Officials, he said, were calling out the names on the ballot while people wrote down their choices on blank paper. Desmond estimated that 50 people voted that way. Voters also were asked to provide biographical information about themselves as election officials attempted to make the ballots legal.

He said that election officials dispatched a worker to a nearby store to buy envelopes and masking tape so the ersatz ballots could be enclosed and sealed.

...

At Rock View Elementary School in Kensington, Lauren Anthone didn't have to wait in line long, and the electronic cards had been delivered by the time she arrived about 11 a.m. But the computerized summary page that allows voters to review their selections did not display all the results, she said in an e-mail.
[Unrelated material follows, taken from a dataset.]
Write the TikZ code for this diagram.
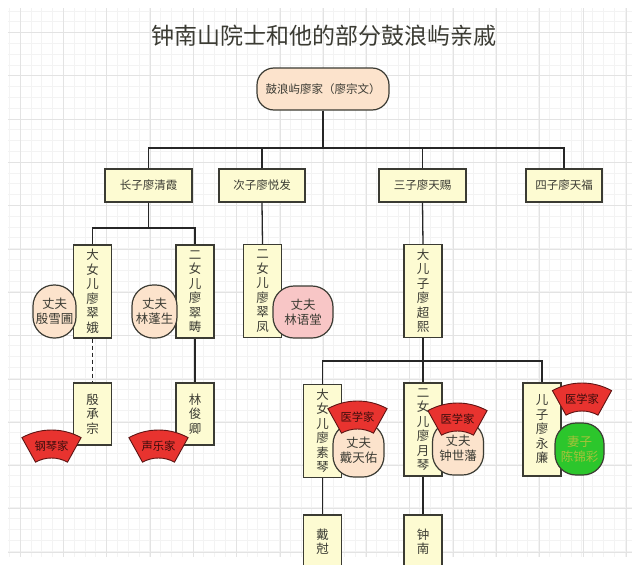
\documentclass[tikz,border=0pt]{standalone}
\usepackage{fontspec}
\setmainfont{Noto Sans CJK SC}
\usepackage{xcolor}
\definecolor{peach}{HTML}{FCE3CC}
\definecolor{paleyellow}{HTML}{FDFBD2}
\definecolor{rosepink}{HTML}{F8C6C6}
\definecolor{fanred}{HTML}{E8332F}
\definecolor{leafgreen}{HTML}{2CC62C}
\definecolor{limetext}{HTML}{A6C23A}
\definecolor{inkgray}{HTML}{3B3B33}
\definecolor{gridmajor}{HTML}{E3E3E3}
\definecolor{gridminor}{HTML}{F3F3F3}
\newcommand{\vertfont}{\fontsize{12.5}{14.5}\selectfont}
\newcommand{\fanlabel}[4]{%
  \coordinate (#1) at (#2,#3+61);
  \filldraw[fanline] (#1) ++(61:61pt) arc[start angle=61,end angle=119,radius=61pt]
    -- ++(299:28pt) arc[start angle=119,end angle=61,radius=33pt] -- cycle;
  \node[fantext] (#1t) at (#2,#3+16) {#4};}

\begin{document}
\begin{tikzpicture}[x=1pt,y=-1pt,line width=1.2pt,
  box/.style={draw=inkgray,fill=paleyellow,inner sep=0pt,text=inkgray},
  sonbox/.style={box,minimum width=87pt,minimum height=33pt,font=\fontsize{11.5}{14}\selectfont},
  girlbox/.style={box,minimum width=38pt,minimum height=93pt,align=center,font=\vertfont},
  kidbox/.style={girlbox,minimum height=62pt},
  husband/.style={draw=inkgray,fill=peach,rounded corners=21pt,inner sep=0pt,align=center,
    text=inkgray,minimum width=45pt,minimum height=53pt,font=\fontsize{12.5}{15}\selectfont},
  fanline/.style={draw=black!60!fanred,fill=fanred,line width=0.9pt},
  fantext/.style={text=black!75!fanred,font=\fontsize{11.3}{13}\selectfont},
  link/.style={draw=black!85,line width=1.3pt}]
  \useasboundingbox (0,0) rectangle (640,565);
  \clip (0,0) rectangle (640,565);
  \fill[white] (0,0) rectangle (640,565);
  % background grid
  \foreach \gx in {9.2,20,...,632} \draw[gridminor,line width=0.5pt] (\gx,8) -- (\gx,557);
  \foreach \gy in {10.8,21.6,...,557} \draw[gridminor,line width=0.5pt] (8,\gy) -- (632,\gy);
  \foreach \gx in {20,63.3,...,632} \draw[gridmajor,line width=0.6pt] (\gx,8) -- (\gx,557);
  \foreach \gy in {32.4,75.7,...,557} \draw[gridmajor,line width=0.6pt] (8,\gy) -- (632,\gy);

  \node[text=inkgray,font=\fontsize{23}{26}\selectfont] (heading) at (324,36) {钟南山院士和他的部分鼓浪屿亲戚};

  \node[box,fill=peach,rounded corners=17pt,minimum width=132pt,minimum height=42pt,
    font=\fontsize{11.5}{14}\selectfont] (ancestor) at (323,89) {鼓浪屿廖家（廖宗文）};

  \node[sonbox] (qingxia) at (148.5,185.5) {长子廖清霞};
  \node[sonbox,minimum width=86pt] (yuefa) at (262,185.5) {次子廖悦发};
  \node[sonbox] (tianci) at (422.5,185.5) {三子廖天赐};
  \node[sonbox,minimum width=76pt] (tianfu) at (564,185.5) {四子廖天福};

  \node[girlbox] (cuie) at (92.5,291.5) {大\\女\\儿\\廖\\翠\\娥};
  \node[girlbox] (cuichou) at (195,291.5) {二\\女\\儿\\廖\\翠\\畴};
  \node[girlbox] (cuifeng) at (262.5,291) {二\\女\\儿\\廖\\翠\\凤};
  \node[girlbox] (chaoxi) at (423,291) {大\\儿\\子\\廖\\超\\熙};

  \node[kidbox] (chengzong) at (92.5,414) {殷\\承\\宗};
  \node[kidbox] (junqing) at (195,414) {林\\俊\\卿};

  \node[girlbox] (suqin) at (322.5,431) {大\\女\\儿\\廖\\素\\琴};
  \node[girlbox] (yueqin) at (423,429.5) {二\\女\\儿\\廖\\月\\琴};
  \node[girlbox] (yonglian) at (542,429.5) {儿\\子\\廖\\永\\廉};

  % bottom row runs off the page
  \node[kidbox,minimum height=68pt] (kerong) at (322.5,549) {戴\\尅\\\phantom{戎}};
  \node[kidbox,minimum height=68pt] (nanshan) at (423,549) {钟\\南\\\phantom{山}};

  % connectors
  \coordinate (bus1) at (0,148);
  \coordinate (bus2) at (0,228);
  \coordinate (bus3) at (0,361);
  \draw[link] (ancestor.south) -- (ancestor.south |- bus1);
  \draw[link] (qingxia.north) -- (qingxia.north |- bus1) -- (tianfu.north |- bus1) -- (tianfu.north);
  \draw[link] (yuefa.north) -- (yuefa.north |- bus1);
  \draw[link] (tianci.north) -- (tianci.north |- bus1);
  \draw[link] (qingxia.south) -- (qingxia.south |- bus2);
  \draw[link] (cuie.north) -- (cuie.north |- bus2) -- (cuichou.north |- bus2) -- (cuichou.north);
  \draw[link] (yuefa.south) -- (cuifeng.north);
  \draw[link] (tianci.south) -- (chaoxi.north);
  \draw[link] (chaoxi.south) -- (yueqin.north);
  \draw[link] (suqin.north) -- (suqin.north |- bus3) -- (yonglian.north |- bus3) -- (yonglian.north);
  \draw[link,dash pattern=on 4pt off 3pt] (cuie.south) -- (chengzong.north);
  \draw[link] (cuichou.south) -- (junqing.north);
  \draw[link] (suqin.south) -- (kerong.north);
  \draw[link] (yueqin.south) -- (nanshan.north);

  \node[husband,minimum width=43pt] (xuepu) at (54.5,311.5) {丈夫\\殷雪圃};
  \node[husband] (pengsheng) at (154.5,311.5) {丈夫\\林蓬生};
  \node[husband,fill=rosepink,minimum width=60pt,minimum height=52pt] (yutang) at (303,312) {丈夫\\林语堂};
  \node[husband,minimum width=51pt,minimum height=54pt] (tianyou) at (358.5,450) {丈夫\\戴天佑};
  \node[husband,minimum width=51pt,minimum height=54pt] (shifan) at (458,448) {丈夫\\钟世藩};
  \node[husband,fill=leafgreen,text=limetext,minimum width=49pt,minimum height=52pt] (wanfu) at (579.5,449) {妻子\\陈锦彩};

  \fanlabel{fpiano}{51.5}{430}{钢琴家}
  \fanlabel{fvocal}{158.5}{430}{声乐家}
  \fanlabel{fdoca}{357.5}{401}{医学家}
  \fanlabel{fdocb}{457.5}{403}{医学家}
  \fanlabel{fdocc}{582}{383}{医学家}
\end{tikzpicture}
\end{document}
"The screen 'chopped off' names at the bottom of the screen as though you were supposed to scroll down the page, but the page did not scroll," she said. "By tapping the category heading on screen, you could review the selections you had made but could not confirm them in the summary. There was no way to verify that the person you voted for was counted correctly."
...
How can we 'spread democracy' around the world if we can't make it work in Kensington?"

...

"In the past, at least three people manned the initial entry area before funneling people to the voting booths. The woman handling this machine said it had been overheating all day, and that this polling location had been promised three machines, but only received one.

"As your paper [columnist Marc Fisher] noted, the situation was worse than many Third World countries. I have observed national elections in Uruguay, and they were a lot smoother than this," [Karen F.] Travis said in an e-mail.